ELLE KURANCID & ASH MONIZ

Reputations


September 12 – October 26, 2013
Opening reception Thursday Sept. 12, 6-9
Artists present

In the Project Space, Pari Nadimi Gallery is pleased to present Reputations an exhibition featuring Toronto-based artists, Elle Kurancid and Ash Moniz.

If it takes x amount of years to build a reputation and y amount of minutes to ruin it, might it also take y amount of years to ruin a reputation and x amount of minutes to rebuild it? In Reputations, Elle Kurancid and Ash Moniz respond to the aforesaid Warren-Buffet-derived and word-problem-inspired query with works that suggest "it sure might—but that's only the beginning of the maze of reputations." In other words, Kurancid and Moniz manipulate a selection of texts, devices and environments to underline the malleability of identity and opinion. For example, Kurancid muses on convenience and inconvenience in her redesign of the 7-Eleven logo, and Moniz uses plaster bandages to support and immobilize the ruins of condemned buildings throughout the city of Nanjing, China.

Special thanks to Elliot Vredenburg and Markos Teshome.

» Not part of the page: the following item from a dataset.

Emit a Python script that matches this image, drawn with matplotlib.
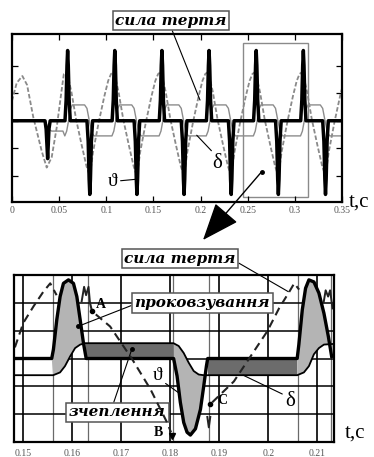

Elle Kurancid, born 1988, in Peace River, Alberta, Canada, graduated from Ryerson University's School of Journalism (Toronto, Canada) and briefly studied Sculpture/Installation at Ontario College of Art and Design University (Toronto, Canada). Recent exhibitions include The Kitchen Party, a three-part series respectively mounted in a living room, bedroom and hallway (Toronto, Canada), Groaners, Videofag (Toronto, Canada) and Gifts By Artists, Art Metropole (Toronto, Canada); she also co-curated the group exhibition Semicolon Hyphen Bracket, MKG127 (Toronto, Canada). Early October she is performing in FREE LAND, an intervention by artist Maggie Groat, Nuit Blanche (Toronto, Canada). Kurancid's work of literary nonfiction, "Where The Creamazon River Meets Venice Of The Prairies" will be published in The Lake, an interdisciplinary book to be launched at Art Metropole early 2014.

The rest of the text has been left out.